Я даже говорил себе, что если вдруг при второй встрече с Кариной почувствую свою беспомощность, то вежливо откажусь от дальнейшей работы с ней и порекомендую ей пойти к другому психоаналитику. Признаюсь, что тогда я подумал о вас, Иннокентий Самуилович.

Вайсман посмотрел на профессора Лившица и, увидев его недоумение, пояснил:

– Да, да, Иннокентий Самуилович, подумал именно о вас, так как считаю вас первоклассным специалистом, способным не только не поддаваться чарам наипрекраснейших, неотразимых пациенток, но доводить до конца терапевтический процесс, независимо ни от каких обстоятельств жизни.

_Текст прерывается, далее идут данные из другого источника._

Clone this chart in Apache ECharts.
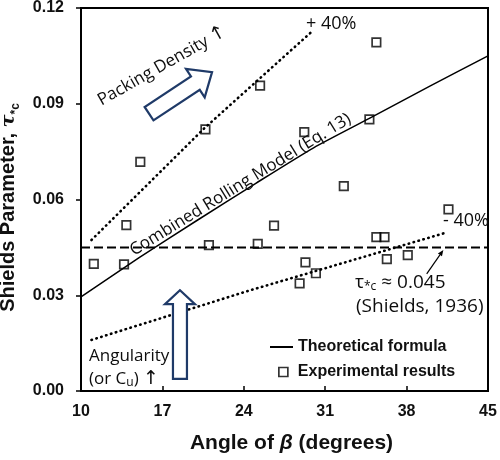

– Весьма польщен, – сдержанно, но сердечно ответствовал профессор Лившиц. – Но, судя по тому, что среди моих пациенток не было женщин по имени Карина, ее терапия прошла успешно, с чем и поздравляю вас.

Вайсман ничего не ответил профессору и, проглотив застрявший в горле ком, продолжил свой рассказ.

Итак, после двух дней непереносимого ожидания Карина появилась снова в моем кабинете. На ней была та же самая одежда, что и в первый приход ко мне. Элегантная бирюзовая блузка, оттеняющая голубизну ее потрясающих глаз. Темная, не длинная, но и не короткая юбка, плотно облегающая ее бедра и выгодно подчеркивающая ее тонкий стан. Небольшие по размеру, изящные и идущие к ее миловидному лицу золотые сережки, свидетельствующие о несомненном вкусе Карины. Темные волнистые волосы, собранные в пучок и делающие ее моложе своих лет.

Все это вместе взятое несомненно являло собой неземную красоту. Однако красота Карины была не вызывающей, а спокойной, броской и в то же время сдержанной. Другое дело, что во всем облике ее ощущалось что-то хрупкое, недосказанное и надломленное.

Я предложил Карине лечь на кушетку. Без всякого стеснения, страха или жеманства она восприняла это как нечто само собой разумеющееся.

Сидя в кресле позади нее, на этот раз я не почувствовал никакой растерянности. К своему удивлению, я не попал и под то наваждение, которое захлестнуло меня во время первого знакомства с Кариной, чего я так опасался вновь. Словом, вся моя настороженность по поводу того, что, очарованный ее красотой, не смогу профессионально работать с этой женщиной, бесследно исчезла.

У нас установился хороший терапевтический альянс. Буквально через несколько сессий Карина без какого-либо излишнего смущения стала рассказывать о различных периодах своей жизни. Чувствовалось, что ей необходимо было выговориться, поделиться с кем-то своими переживаниями, которые до этого времени носила в себе. И в моем лице она нашла благодарного слушателя.

Ее история жизни не была какой-то особенной. Мне неоднократно приходилось выслушивать от других пациенток нечто подобное. Хотя, несомненно, в ней было что-то такое, что заставляло задуматься над превратностями судьбы женщины, от природы наделенной потрясающей красотой, но в обществе окружающих ее людей оказавшейся глубоко несчастной и одинокой.

С раннего детства Карина чувствовала себя, что называется, не в своей тарелке. И это ощущение она пронесла через всю свою жизнь. Если воспользоваться метафорой, то можно было бы сказать так: неземной красоты хрупкое и ранимое существо все время оказывалось в атмосфере низменных страстей и отчуждения.

Она была единственным ребенком, родившимся в неблагоприятной семье, где постоянные пьянки и ссоры между родителями делали ее детство безрадостным и невыносимым.

Ее мать когда-то была красивой, от природы одаренной девушкой, закончившей педагогический институт в одном из небольших городков России. Ее отец – в прошлом перспективный юноша, обладавший математическими способностями, поступивший на физико-математический факультет какого-то вуза, но так и не закончивший его.